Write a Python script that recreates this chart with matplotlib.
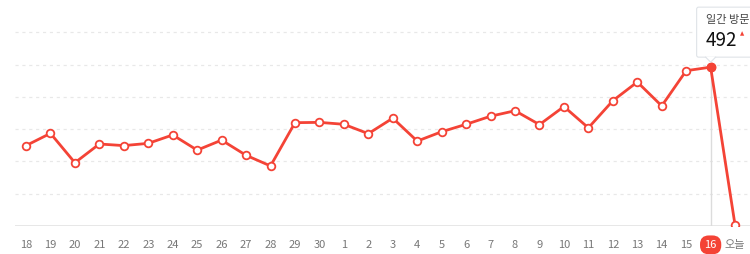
import matplotlib
matplotlib.use("Agg")
import matplotlib.pyplot as plt
import matplotlib.transforms as mtransforms
from matplotlib.patches import FancyBboxPatch, Polygon

plt.rcParams['font.family'] = ['Noto Sans CJK KR', 'DejaVu Sans']

# Daily visitor counts
labels = ['18', '19', '20', '21', '22', '23', '24', '25', '26', '27', '28', '29', '30',
          '1', '2', '3', '4', '5', '6', '7', '8', '9', '10', '11', '12', '13', '14',
          '15', '16', '오늘']
visits = [249, 287, 196, 254, 249, 256, 282, 235, 266, 219, 186, 320, 321,
          315, 286, 334, 263, 292, 315, 340, 357, 314, 370, 304, 388, 446, 372,
          481, 492, 2]
sel = 28  # highlighted day (16)
tooltip_title = '일간 방문수'

red = '#f44336'
x = list(range(len(labels)))

fig = plt.figure(figsize=(7.5, 2.54), dpi=100)
ax = fig.add_axes([15 / 750, 28 / 254, 735 / 750, 226 / 254])
ax.set_xlim(-0.45, 29.61)
ax.set_ylim(0, 700)

# grid
for v in range(100, 700, 100):
    ax.axhline(v, color='#e8e8e8', lw=0.9, ls=(0, (2.5, 3)), zorder=0)
ax.axhline(0, color='#e3e3e3', lw=1.2, zorder=0)

# hover line
ax.plot([sel, sel], [0, visits[sel]], color='#dcdcdc', lw=1, zorder=1)

ax.plot(x, visits, color=red, lw=2, marker='o', ms=5.5, mfc='white', mec=red,
        mew=1.3, zorder=3)
ax.plot([sel], [visits[sel]], marker='o', ms=6, color=red, zorder=4)

for s in ax.spines.values():
    s.set_visible(False)
ax.set_yticks([])
ax.set_xticks(x)
ax.set_xticklabels(labels, fontsize=8, color='#777777')
ax.tick_params(axis='x', length=0, pad=10)
tl = ax.get_xticklabels()[sel]
tl.set_color('white')
tl.set_bbox(dict(boxstyle='round,pad=0.4,rounding_size=0.8', fc=red, ec='none'))

# tooltip, offsets in pixels from the highlighted point
trans = mtransforms.Affine2D() + mtransforms.ScaledTranslation(sel, visits[sel], ax.transData)
box = FancyBboxPatch((-14, 10), 90, 50, boxstyle='round,pad=0,rounding_size=2',
                     fc='white', ec='#dfe3e8', lw=0.8, transform=trans, clip_on=False, zorder=10)
ax.add_patch(box)
ax.add_patch(Polygon([(-5, 10.6), (5, 10.6), (0, 5)], closed=True, fc='white', ec='none',
                     transform=trans, clip_on=False, zorder=11))
ax.plot([-5, 0, 5], [10, 5, 10], color='#dfe3e8', lw=0.8, transform=trans,
        clip_on=False, zorder=11)
ax.text(-5, 47, tooltip_title, fontsize=8, color='#444444', va='center', ha='left',
        transform=trans, zorder=12)
ax.text(-5, 27, str(visits[sel]), fontsize=13.5, color='#111111', va='center', ha='left',
        transform=trans, zorder=12)
ax.text(31, 33, '▲', fontsize=4, color=red, va='center', ha='center',
        transform=trans, zorder=12, family='DejaVu Sans')

fig.savefig('out.png', dpi=100)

▬▬▬▬▬▬▬▬▬▬

== Instruction ==
Pictures are excluded: retype only the lines from the beginning of the listing above through the line with "plt.rcParams['font.family'] = ['Noto", both included.

== Complete answer ==
Write a Python script that recreates this chart with matplotlib.
import matplotlib
matplotlib.use("Agg")
import matplotlib.pyplot as plt
import matplotlib.transforms as mtransforms
from matplotlib.patches import FancyBboxPatch, Polygon

plt.rcParams['font.family'] = ['Noto Sans CJK KR', 'DejaVu Sans']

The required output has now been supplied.